Multiresponse kinetics with estimation of the experimental variance-covariance matrix. A full Bayesian analysis using Stan

Multiresponse analysis is a powerful technique to unravel complex kinetic chemical reaction schemes. Box and Draper (1965) showed that least-squares analysis of multiresponse measurements can be inappropriate if measurements are correlated, which will be frequently the case. Insight into the experimental variance-covariance matrix is therefore important, but this matrix is usually unknown. Using a Bayesian analysis, Box and Draper (1965) integrated out the experimental variance-covariance matrix to find an approximate solution for parameter estimates, called the determinant criterion.

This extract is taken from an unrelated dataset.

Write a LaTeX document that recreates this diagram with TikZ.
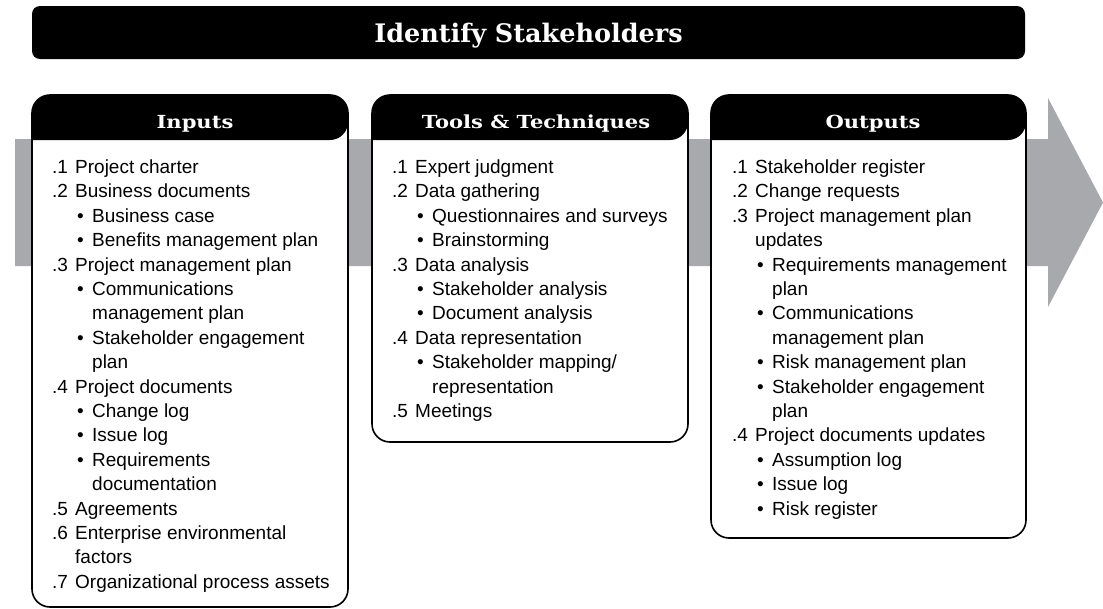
\documentclass[tikz,border=0pt]{standalone}
\usepackage{fontspec}
\setmainfont{Liberation Sans}
\newfontfamily\headfont{DejaVu Serif}
\newfontfamily\headwide{DejaVu Serif}[FakeStretch=1.17]
\definecolor{arrowgray}{HTML}{A7A9AC}
\newcommand\lnum[2]{\makebox[23pt][l]{#1}#2}
\newcommand\lnumc[1]{\hspace*{23pt}#1}
\newcommand\lbul[1]{\hspace*{25pt}\makebox[15pt][l]{•}#1}
\newcommand\lbulc[1]{\hspace*{40pt}#1}
\tikzset{
  ln/.style={anchor=base west, inner sep=0pt, font=\fontsize{19}{24}\selectfont},
  hd/.style={anchor=base, inner sep=0pt, text=white, font=\headwide\bfseries\fontsize{18}{20}\selectfont},
  boxline/.style={draw=black, line width=1.6pt, fill=white},
}
\begin{document}
\begin{tikzpicture}[x=1pt,y=-1pt]
\useasboundingbox (0,0) rectangle (1103,608);
% title
\node[fill=black, rounded corners=8pt, minimum width=993pt, minimum height=53pt,
      text=white, text height=19pt, text depth=0pt, inner sep=0pt,
      font=\headfont\bfseries\fontsize{25.5}{28}\selectfont] (title) at (528.5,32.5) {Identify Stakeholders};
% big arrow
\fill[arrowgray] (15,139) -- (1048,139) -- (1048,98) -- (1103,202.5) -- (1048,307) -- (1048,266) -- (15,266) -- cycle;
% boxes
\foreach \xa/\xb/\yb in {32/348/607, 372/688/442, 711/1026/538}{
  \path[boxline, rounded corners=18pt] (\xa,95) rectangle (\xb,\yb);
  \fill[black] (\xa,140) {[rounded corners=18pt] -- (\xa,95) -- (\xb,95) -- (\xb,140)} -- cycle;
}
\node[hd] (inh) at (195,128) {Inputs};
\node[hd] (tth) at (536,128) {Tools \& Techniques};
\node[hd] (outh) at (873,128) {Outputs};
% inputs
\foreach \t [count=\k from 0] in {
  \lnum{.1}{Project charter},
  \lnum{.2}{Business documents},
  \lbul{Business case},
  \lbul{Benefits management plan},
  \lnum{.3}{Project management plan},
  \lbul{Communications},
  \lbulc{management plan},
  \lbul{Stakeholder engagement},
  \lbulc{plan},
  \lnum{.4}{Project documents},
  \lbul{Change log},
  \lbul{Issue log},
  \lbul{Requirements},
  \lbulc{documentation},
  \lnum{.5}{Agreements},
  \lnum{.6}{Enterprise environmental},
  \lnumc{factors},
  \lnum{.7}{Organizational process assets}}
  \node[ln] (in\k) at (52,{173.5+24.4*\k}) {\t};
% tools
\foreach \t [count=\k from 0] in {
  \lnum{.1}{Expert judgment},
  \lnum{.2}{Data gathering},
  \lbul{Questionnaires and surveys},
  \lbul{Brainstorming},
  \lnum{.3}{Data analysis},
  \lbul{Stakeholder analysis},
  \lbul{Document analysis},
  \lnum{.4}{Data representation},
  \lbul{Stakeholder mapping/},
  \lbulc{representation},
  \lnum{.5}{Meetings}}
  \node[ln] (tt\k) at (392,{173.5+24.4*\k}) {\t};
% outputs
\foreach \t [count=\k from 0] in {
  \lnum{.1}{Stakeholder register},
  \lnum{.2}{Change requests},
  \lnum{.3}{Project management plan},
  \lnumc{updates},
  \lbul{Requirements management},
  \lbulc{plan},
  \lbul{Communications},
  \lbulc{management plan},
  \lbul{Risk management plan},
  \lbul{Stakeholder engagement},
  \lbulc{plan},
  \lnum{.4}{Project documents updates},
  \lbul{Assumption log},
  \lbul{Issue log},
  \lbul{Risk register}}
  \node[ln] (out\k) at (732,{173.5+24.4*\k}) {\t};
\end{tikzpicture}
\end{document}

Nowadays, a full Bayesian analysis is possible via Markov Chain Monte Carlo (MCMC) sampling that does allow to estimate the full experimental variance-covariance matrix, next to the common kinetic parameter estimates. Two multiresponse examples are discussed to investigate this, using the probabilistic language Stan coupled to R. One example is the simulated data set used by Box and Draper (twelve runs with three components), the other a much-used real data set on heat-induced isomerization of α-pinene (nine runs with six components). One main result is that with both data sets the experimental variance-covariance matrix could be estimated, which gives much insight in the properties of the experimental data and further statistical analysis. Another main result is that, at least for the pinene data set, least-squares analysis leads to unrealistic precise estimates compared to the Bayesian solution, showing that it is worthwhile to use the Bayesian solution. An additional result is that the generally accepted mechanism for the pinene data set is questionable. Overall, the results show that Stan is a great addition to the toolkit of the kineticist for multiresponse kinetics analysis.